An and Bonk (2009) discuss the components necessary for developing educational games that will engage student in learning. They are proponents of a context-based rather than content-based approach. By this the authors mean that learning needs to be authentic and meaningful, surrounding a realistic situation or problem, rather than disconnected facts to be committed to rote memory. “Context is more important than content since learning is a process of ‘developing abilities to see, think, do and be in the world,’ rather than accumulating discrete facts (Squire, 2005b, p. 19).” This seems to be in direct opposition to the standards-based curriculum of the classroom, which demands a content-first approach. However, if approached correctly, I believe video-games and simulations can be used to teach directly to standards and can improve student retention and learning.
Steen (2008) cites research that demonstrates that learning increases proportionately with our interaction with the material. According to his example, a teacher utilizing visuals with lecture and textbook reading assignments might expect students to retain 50% of the materials being taught. This teacher can dramatically increase student retention to 70% by incorporating a class or small group discussion. Learning increases to 80% if students are allowed to experience the material. This is the realm of the video-game.
Part of the resistance to video-game use in the classroom is that there is not an efficient way to assess or measure learning, and in fact, students might learn at different rates or fail to apply what they have learned to school-related concepts. Halverson (2005) states that video games “provide inefficient and unpredictable environments for learning school-based material and have learning outcomes that are difficult to map onto curriculum standards. Learning in endogenous video games can be a protracted and indirect affair with a steep learning curve when compared with standard curriculum units on mathematical fractions, Egyptian history, or European expansion.”
Halverson (2005) goes on to explain that the cure for this lies in the way teachers facilitate the lesson. He feels that teachers can extract valuable lesson plans from existing commercial video games through several steps. His first suggestion involves mapping the learning potentials of commercial games to existing standards-based content. “Commercial endogenous games require an integrated lesson design that incorporates the depth of gaming insights into standards-based school environments.”
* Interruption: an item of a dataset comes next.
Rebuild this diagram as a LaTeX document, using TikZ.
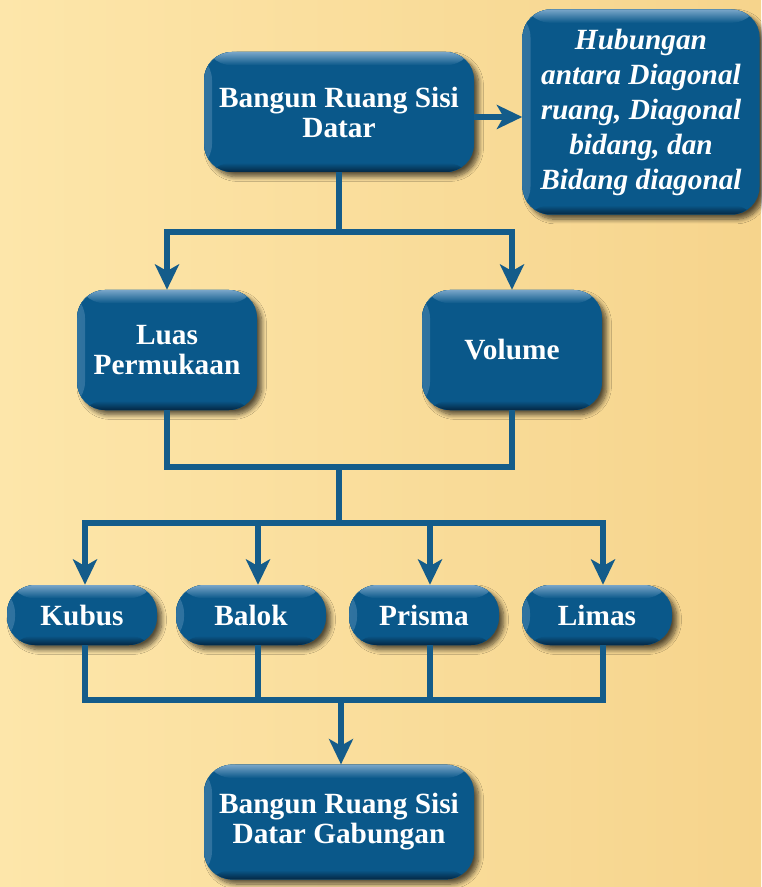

The second step outlined is to change the structure of the traditional classroom to allow for facilitation of learning from the game to derive the desired content. “The role of the learning environment in a traditional school setting is to provide a context to make structured content accessible to students; the role of the learning environment in an endogenous game-based setting is to scaffold prompts for helping students construct legitimate analogies between what can be learned in the game and what schools need to teach” (Halverson, 2005).
Next, Halverson (2005) suggests using the built-in risk-taking and controlled failure of the games as an authentic measurement for assessment of learning. “Designing environments to integrate games into schooling can thus draw on the assessment devices already built into games. The technology of multi-player gaming, for example, generates tangible records of prior game moves in the form of discussion threads that can be used to spark reflection on the assumptions behind earlier game moves (see, for example, the Rise of Nations Universe site). Learning environment designers can use these public representations of game-based information to discuss school-based learning outcomes. The arguments players develop online to defend in-game moves open valuable windows into the players' thinking processes. The outcomes of game-play also provide authentic artifacts of student learning that can be used as summative evaluations of learning.”
Halverson’s (2005) final suggestion may seem a bit over the top, but it makes sense if educators are to attend to the other suggestions. He proposes that in order to best learn how to use commercial games in education, educators need to play them. “…nowhere is the current generational gap in technology greater than in game literacy, and while asking school leaders and teachers to play commercial video games may be a stretch, integrating game-based learning experiences in their professional development may help them see the merits of gaming from the inside.”
I am convinced that educators need to devote some time to research the potential for use of commercially available video-games for education, and instructional designers need to become aware of the need for authentic game-based learning experiences and build games designed to meet standards-based instructional needs which are engaging for students to play.

References

An, Yun-Jo and Bonk, Curtis J. (2009). Finding that SPECIAL PLACE: Designing Digital Game-Based Learning Environments. TechTrends, Vol. 53, No. 3.
Halverson, Richard (2005). What Can K-12 School Leaders Learn from Video Games and Gaming? Innovate. Retrieved April 22, 2012 from http://www.innovateonline.info/index.php?view=article&id=81.
Steen, Henry L. (2008). Effective eLearning Design. Merlot Journal of Online Learning and Teaching, Vol. 4, No. 4.